Soon after the earring transactions Theresa invited me over to the pad she shared with her boyfriend, Brent. We imbibed a little something from an odd contraption I won’t name but will describe as being round, ceramic, and capable of holding heat. Then we moved on to another Polish Hill bar by the name of Gooski’s where I was introduced to the “coolest philosopher in Pittsburgh” who proceeded to serve us shots of some foul liquid not unlike vodka.

I woke up the next morning with a cat sitting on my head. For a while it merely “made puddin’” on my ear while purring at the top of its lungs. When I didn’t respond it started demanding something to eat, this also at the top of its lungs. I took the harangue as long as I could and finally realized I was not getting back to sleep. I crawled out of bed and rummaged around until I found a half-gone can of something in the fridge. No idea what it was, but it shut the cat up.

Sadly, I never saw Theresa or Brent again. Despite that, the weekend was quite nice once I got rid of the hangover.

The following week I lost one of the recycled earrings, one from my favorite pair of course. I have no hope of getting a replacement since each is unique and there are just so many Okeh Records out there.

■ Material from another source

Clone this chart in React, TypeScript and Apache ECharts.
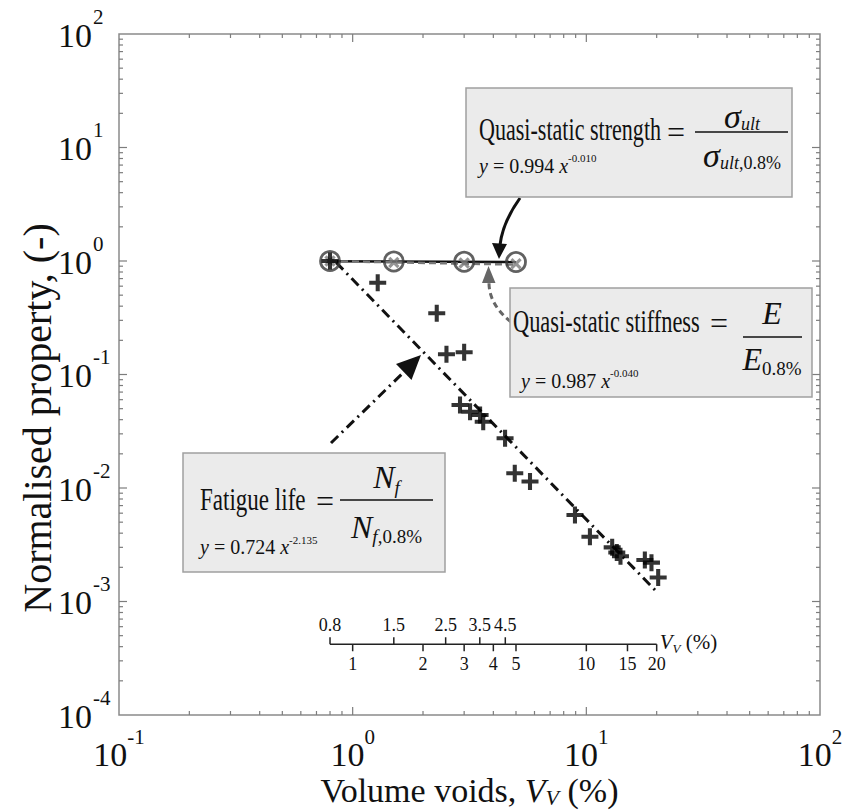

I will probably swing by Theresa’s Etsy site at some point to get a consolation pair. Or two. Check them out yourself. Each one is made of 100% recycled materials. Even the beads come from old lampshades, tacky shawls, or somebody’s collection of souvenir gallstones. Which proves there is no need to throw anything away, ever.

Viva the Pitt!

Sue Lange

P.S. I found that fragment, “Rags, bones, gumshoes…” in a book about the lives of residents in Annville, PA. It was published in the 80s and the stories were about older folks who had been around during the depression. That fragment was part of a song the people who came to collect your old rags sang as they came down the street. Cool little factoid about life among the ragpickers. And you thought they would have said something like “Bring out your threads!”